> **GIVEN TASK**: Begin the copy with the line that contains "Rebuild this chart" and end it with the line that contains "X_MIN, X_MAX, N_BINS = -0.25, 1.5, 200". Print these lines exactly and omit all pictures.

'''

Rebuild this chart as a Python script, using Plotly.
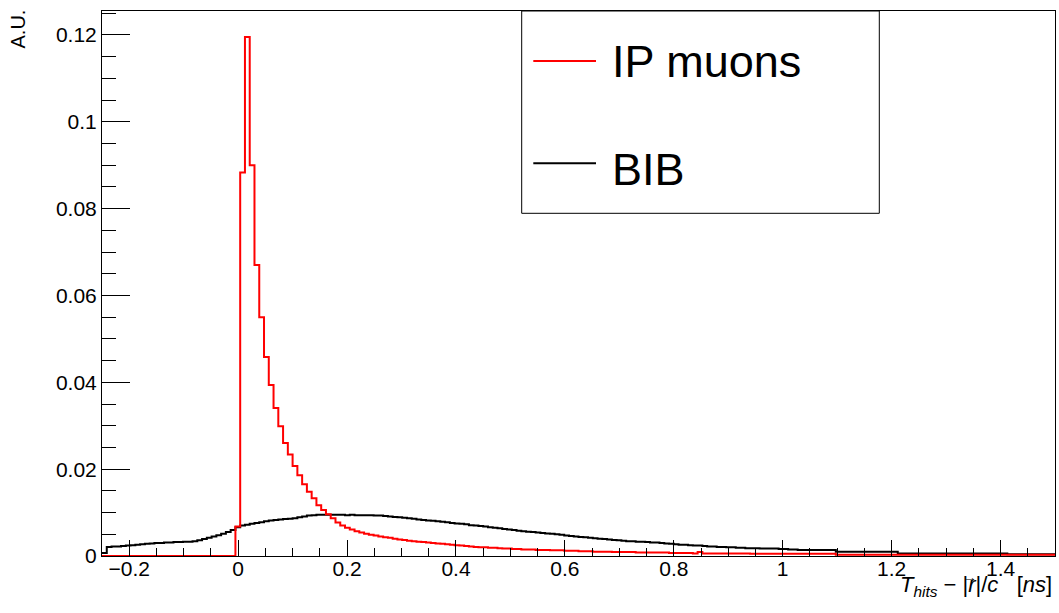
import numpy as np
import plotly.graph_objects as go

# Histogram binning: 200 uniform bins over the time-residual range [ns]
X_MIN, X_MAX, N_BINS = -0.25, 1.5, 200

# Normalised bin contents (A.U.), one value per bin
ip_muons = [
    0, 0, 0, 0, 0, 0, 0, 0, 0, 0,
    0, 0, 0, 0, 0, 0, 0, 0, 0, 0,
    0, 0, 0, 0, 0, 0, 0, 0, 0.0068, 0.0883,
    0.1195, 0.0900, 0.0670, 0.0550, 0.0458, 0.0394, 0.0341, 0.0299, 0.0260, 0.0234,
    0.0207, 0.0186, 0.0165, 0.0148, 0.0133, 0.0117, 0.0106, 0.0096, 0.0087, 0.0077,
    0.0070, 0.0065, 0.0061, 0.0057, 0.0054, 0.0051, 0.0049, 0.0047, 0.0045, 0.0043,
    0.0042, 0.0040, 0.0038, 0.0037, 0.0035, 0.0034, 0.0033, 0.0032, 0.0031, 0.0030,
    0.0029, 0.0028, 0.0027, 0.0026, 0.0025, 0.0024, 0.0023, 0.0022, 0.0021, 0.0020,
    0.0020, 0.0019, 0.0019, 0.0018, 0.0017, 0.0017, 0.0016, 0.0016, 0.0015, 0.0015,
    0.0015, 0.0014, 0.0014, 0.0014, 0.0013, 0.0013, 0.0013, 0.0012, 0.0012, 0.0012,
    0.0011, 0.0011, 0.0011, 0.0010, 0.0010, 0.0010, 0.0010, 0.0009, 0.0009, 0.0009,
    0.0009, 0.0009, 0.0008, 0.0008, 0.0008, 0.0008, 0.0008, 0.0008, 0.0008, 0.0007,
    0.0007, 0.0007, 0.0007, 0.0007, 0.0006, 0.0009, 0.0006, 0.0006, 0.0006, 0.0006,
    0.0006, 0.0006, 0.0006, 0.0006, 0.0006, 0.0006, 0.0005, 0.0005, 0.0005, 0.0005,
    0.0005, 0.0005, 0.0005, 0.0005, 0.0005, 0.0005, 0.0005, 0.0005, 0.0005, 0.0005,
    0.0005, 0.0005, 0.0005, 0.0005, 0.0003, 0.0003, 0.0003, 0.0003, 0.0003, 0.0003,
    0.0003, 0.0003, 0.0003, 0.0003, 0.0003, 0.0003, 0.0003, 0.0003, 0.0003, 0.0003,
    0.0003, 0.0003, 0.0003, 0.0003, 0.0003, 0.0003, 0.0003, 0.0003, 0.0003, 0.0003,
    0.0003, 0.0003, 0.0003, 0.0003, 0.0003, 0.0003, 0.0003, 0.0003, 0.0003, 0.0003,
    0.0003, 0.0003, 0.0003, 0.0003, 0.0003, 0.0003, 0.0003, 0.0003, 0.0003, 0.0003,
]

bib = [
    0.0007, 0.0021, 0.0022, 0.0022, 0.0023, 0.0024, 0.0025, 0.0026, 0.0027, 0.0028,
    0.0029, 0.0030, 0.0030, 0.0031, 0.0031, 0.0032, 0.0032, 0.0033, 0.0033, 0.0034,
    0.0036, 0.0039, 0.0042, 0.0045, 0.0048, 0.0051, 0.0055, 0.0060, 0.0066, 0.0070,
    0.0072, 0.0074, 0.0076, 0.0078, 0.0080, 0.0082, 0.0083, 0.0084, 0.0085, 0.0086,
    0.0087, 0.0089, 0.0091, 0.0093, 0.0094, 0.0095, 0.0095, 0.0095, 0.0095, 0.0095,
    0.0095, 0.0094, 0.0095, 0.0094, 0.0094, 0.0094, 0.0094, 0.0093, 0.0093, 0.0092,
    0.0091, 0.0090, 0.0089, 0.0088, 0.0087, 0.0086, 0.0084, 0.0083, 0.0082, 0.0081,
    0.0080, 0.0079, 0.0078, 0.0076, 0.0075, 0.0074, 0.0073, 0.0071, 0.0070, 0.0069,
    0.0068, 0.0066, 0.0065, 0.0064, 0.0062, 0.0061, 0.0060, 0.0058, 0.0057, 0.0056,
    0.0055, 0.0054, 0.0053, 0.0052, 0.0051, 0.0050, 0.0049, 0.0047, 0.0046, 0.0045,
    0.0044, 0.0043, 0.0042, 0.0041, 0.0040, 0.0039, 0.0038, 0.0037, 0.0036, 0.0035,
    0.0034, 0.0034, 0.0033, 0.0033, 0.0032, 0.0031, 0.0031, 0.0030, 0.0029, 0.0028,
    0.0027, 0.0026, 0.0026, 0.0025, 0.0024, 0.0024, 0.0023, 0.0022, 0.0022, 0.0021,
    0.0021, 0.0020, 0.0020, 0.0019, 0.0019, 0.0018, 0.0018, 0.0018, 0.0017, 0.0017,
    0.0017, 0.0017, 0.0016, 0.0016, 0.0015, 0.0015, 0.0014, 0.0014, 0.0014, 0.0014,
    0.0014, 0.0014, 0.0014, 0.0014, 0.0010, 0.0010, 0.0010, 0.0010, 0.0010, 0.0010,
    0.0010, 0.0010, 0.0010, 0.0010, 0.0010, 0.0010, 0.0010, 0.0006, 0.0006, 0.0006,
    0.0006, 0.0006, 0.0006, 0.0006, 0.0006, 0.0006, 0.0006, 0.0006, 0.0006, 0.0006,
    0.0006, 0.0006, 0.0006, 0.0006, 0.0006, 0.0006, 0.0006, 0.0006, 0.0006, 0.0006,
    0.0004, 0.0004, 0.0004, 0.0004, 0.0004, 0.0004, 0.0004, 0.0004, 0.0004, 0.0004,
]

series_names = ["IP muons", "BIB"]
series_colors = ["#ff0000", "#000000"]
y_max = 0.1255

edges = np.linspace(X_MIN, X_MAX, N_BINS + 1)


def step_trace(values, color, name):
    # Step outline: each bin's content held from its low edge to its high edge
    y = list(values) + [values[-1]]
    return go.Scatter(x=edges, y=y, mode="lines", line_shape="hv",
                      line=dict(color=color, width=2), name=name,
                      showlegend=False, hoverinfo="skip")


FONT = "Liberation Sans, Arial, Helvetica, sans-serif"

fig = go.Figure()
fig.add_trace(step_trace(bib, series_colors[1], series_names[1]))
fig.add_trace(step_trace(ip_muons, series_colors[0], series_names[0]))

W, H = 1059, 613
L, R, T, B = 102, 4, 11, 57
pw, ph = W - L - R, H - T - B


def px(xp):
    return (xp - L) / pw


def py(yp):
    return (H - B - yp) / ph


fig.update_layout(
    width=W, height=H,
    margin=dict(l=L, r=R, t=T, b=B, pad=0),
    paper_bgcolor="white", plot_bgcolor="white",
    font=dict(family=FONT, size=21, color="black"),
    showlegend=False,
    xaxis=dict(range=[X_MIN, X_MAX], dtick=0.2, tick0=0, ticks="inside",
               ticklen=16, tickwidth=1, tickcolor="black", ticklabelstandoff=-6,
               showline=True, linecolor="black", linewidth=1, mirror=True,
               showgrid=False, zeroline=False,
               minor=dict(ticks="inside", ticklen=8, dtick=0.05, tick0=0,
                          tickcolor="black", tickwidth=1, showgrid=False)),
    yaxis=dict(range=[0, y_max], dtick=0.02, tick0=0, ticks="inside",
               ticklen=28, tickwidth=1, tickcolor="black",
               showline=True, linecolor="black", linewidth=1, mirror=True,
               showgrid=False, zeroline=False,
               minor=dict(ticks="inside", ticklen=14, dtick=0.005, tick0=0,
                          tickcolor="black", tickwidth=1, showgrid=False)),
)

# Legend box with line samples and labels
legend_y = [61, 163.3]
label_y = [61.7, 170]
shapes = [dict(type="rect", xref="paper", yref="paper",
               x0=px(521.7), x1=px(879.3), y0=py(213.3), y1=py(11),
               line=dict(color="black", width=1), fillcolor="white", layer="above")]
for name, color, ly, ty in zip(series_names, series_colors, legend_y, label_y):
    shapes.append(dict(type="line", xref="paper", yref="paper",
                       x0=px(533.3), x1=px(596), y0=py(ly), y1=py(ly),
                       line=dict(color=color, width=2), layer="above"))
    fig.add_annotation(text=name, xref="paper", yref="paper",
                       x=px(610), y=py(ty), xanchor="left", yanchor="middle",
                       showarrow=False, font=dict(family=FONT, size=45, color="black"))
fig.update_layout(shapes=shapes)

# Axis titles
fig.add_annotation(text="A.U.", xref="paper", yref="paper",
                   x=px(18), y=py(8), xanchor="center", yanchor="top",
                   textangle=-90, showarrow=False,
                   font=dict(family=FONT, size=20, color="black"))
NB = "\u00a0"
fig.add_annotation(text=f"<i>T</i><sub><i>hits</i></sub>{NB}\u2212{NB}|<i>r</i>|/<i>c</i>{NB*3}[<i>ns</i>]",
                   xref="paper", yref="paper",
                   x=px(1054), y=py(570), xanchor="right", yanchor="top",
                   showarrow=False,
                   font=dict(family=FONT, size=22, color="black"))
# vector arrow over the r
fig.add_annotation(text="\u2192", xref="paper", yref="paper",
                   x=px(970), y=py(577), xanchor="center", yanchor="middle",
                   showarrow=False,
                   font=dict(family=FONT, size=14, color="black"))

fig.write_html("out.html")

'''
'''

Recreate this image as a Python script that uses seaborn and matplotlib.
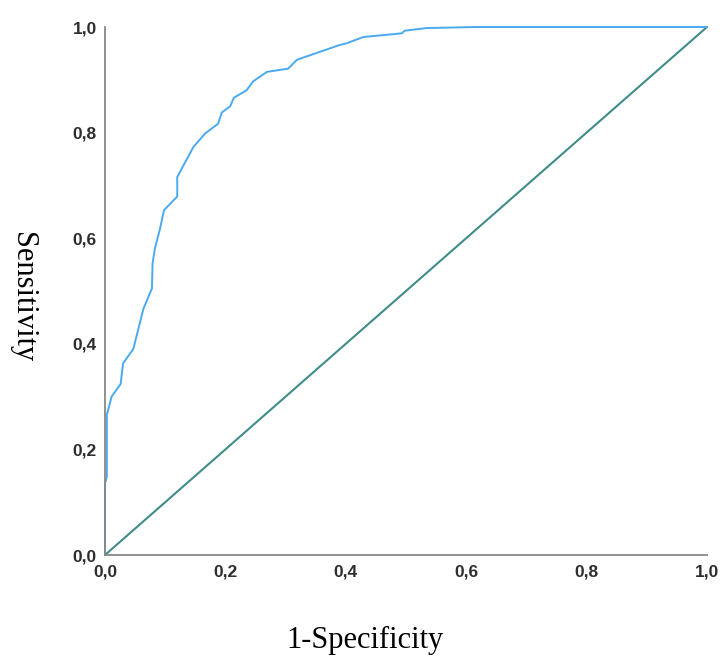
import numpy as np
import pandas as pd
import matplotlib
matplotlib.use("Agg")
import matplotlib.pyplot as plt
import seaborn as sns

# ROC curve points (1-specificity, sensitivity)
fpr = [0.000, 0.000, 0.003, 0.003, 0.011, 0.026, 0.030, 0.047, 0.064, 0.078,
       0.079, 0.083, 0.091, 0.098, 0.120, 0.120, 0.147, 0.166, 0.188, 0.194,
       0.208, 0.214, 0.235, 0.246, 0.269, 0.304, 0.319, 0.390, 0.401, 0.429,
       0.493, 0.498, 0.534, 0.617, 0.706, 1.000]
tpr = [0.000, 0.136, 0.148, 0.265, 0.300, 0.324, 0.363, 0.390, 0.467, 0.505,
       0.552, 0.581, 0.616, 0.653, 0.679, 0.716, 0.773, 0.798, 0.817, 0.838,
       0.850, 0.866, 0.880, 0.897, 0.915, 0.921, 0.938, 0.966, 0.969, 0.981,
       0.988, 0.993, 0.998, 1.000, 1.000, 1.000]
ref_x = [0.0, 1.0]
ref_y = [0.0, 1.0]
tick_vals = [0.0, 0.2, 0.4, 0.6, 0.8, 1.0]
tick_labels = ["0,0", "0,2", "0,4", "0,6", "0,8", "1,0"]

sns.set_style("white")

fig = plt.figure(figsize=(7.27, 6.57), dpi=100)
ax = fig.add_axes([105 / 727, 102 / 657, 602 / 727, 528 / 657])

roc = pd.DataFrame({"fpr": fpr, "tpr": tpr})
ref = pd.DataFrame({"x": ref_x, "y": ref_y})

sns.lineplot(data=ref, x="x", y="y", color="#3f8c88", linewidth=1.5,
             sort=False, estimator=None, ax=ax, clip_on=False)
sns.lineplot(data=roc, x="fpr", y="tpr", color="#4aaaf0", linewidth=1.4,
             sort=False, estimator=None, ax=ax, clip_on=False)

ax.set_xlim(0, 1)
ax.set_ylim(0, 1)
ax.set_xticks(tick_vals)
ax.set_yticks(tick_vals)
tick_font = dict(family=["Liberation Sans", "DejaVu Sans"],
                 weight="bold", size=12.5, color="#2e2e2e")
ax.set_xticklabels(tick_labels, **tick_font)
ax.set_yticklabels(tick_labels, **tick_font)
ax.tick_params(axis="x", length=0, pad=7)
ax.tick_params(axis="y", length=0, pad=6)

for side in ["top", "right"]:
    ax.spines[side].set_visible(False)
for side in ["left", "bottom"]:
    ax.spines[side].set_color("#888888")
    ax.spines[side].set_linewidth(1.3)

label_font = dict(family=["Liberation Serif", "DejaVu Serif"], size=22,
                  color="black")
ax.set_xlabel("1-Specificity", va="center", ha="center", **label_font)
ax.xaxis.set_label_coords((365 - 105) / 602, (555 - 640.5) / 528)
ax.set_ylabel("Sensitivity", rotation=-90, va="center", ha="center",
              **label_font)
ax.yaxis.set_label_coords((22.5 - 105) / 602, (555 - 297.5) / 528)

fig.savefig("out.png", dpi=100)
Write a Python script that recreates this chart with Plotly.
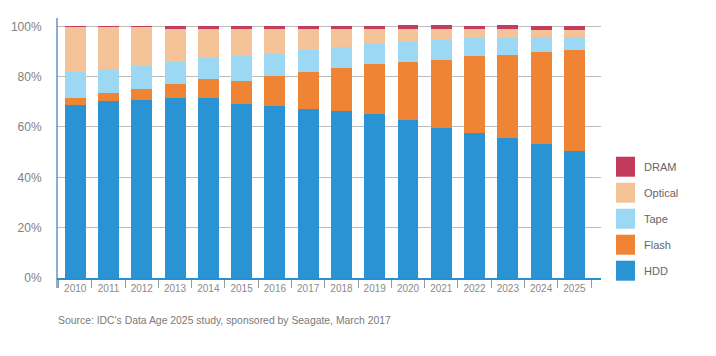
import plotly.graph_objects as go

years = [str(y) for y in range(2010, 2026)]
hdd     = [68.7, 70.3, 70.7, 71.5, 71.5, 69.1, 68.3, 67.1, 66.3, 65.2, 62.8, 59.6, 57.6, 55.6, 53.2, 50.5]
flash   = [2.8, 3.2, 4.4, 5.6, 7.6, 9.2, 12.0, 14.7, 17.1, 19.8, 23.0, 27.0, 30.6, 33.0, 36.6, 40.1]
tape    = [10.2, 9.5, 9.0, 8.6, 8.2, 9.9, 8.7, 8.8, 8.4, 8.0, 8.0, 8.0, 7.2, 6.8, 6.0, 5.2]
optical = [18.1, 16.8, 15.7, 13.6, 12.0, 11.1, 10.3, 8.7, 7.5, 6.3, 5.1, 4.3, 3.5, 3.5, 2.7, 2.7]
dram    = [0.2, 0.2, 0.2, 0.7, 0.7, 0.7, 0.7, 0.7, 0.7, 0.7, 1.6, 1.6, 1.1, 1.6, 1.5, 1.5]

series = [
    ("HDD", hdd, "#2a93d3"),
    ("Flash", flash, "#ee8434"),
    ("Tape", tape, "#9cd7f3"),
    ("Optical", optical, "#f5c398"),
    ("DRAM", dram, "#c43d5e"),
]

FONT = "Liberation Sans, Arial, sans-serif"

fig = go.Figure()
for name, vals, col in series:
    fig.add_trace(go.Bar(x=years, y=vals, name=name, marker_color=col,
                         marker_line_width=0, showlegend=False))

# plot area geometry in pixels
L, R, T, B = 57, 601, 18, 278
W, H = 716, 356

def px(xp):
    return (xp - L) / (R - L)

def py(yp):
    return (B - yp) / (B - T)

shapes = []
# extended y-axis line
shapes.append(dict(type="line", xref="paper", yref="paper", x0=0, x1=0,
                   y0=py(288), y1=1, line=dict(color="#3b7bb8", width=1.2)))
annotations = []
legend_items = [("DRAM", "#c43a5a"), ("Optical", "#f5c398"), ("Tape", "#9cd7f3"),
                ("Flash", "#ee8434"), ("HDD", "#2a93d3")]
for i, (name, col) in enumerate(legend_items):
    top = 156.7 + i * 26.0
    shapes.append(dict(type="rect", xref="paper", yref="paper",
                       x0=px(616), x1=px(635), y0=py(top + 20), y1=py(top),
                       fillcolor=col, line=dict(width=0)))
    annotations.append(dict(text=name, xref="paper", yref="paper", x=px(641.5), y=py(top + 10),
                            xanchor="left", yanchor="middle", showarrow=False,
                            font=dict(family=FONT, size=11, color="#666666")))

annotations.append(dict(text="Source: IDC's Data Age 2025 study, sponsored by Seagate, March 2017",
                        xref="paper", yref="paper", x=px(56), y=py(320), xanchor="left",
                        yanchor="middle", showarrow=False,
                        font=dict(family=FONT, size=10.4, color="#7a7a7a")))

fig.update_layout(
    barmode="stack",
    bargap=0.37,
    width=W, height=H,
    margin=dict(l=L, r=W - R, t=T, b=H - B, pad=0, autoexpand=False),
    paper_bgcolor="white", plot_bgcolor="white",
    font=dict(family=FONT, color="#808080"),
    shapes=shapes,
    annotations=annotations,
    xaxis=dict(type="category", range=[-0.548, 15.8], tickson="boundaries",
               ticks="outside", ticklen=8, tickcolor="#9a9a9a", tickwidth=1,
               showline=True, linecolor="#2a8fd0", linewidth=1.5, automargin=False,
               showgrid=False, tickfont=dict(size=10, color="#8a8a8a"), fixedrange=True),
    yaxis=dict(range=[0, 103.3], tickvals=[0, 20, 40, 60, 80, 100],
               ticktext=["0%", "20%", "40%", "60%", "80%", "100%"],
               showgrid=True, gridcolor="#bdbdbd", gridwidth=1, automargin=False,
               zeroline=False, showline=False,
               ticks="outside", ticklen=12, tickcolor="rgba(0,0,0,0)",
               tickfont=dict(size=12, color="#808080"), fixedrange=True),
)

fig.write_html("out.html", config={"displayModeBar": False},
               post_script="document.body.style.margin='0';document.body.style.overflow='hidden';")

'''

> **FINISHED EXERCISE**:
Rebuild this chart as a Python script, using Plotly.
import numpy as np
import plotly.graph_objects as go

# Histogram binning: 200 uniform bins over the time-residual range [ns]
X_MIN, X_MAX, N_BINS = -0.25, 1.5, 200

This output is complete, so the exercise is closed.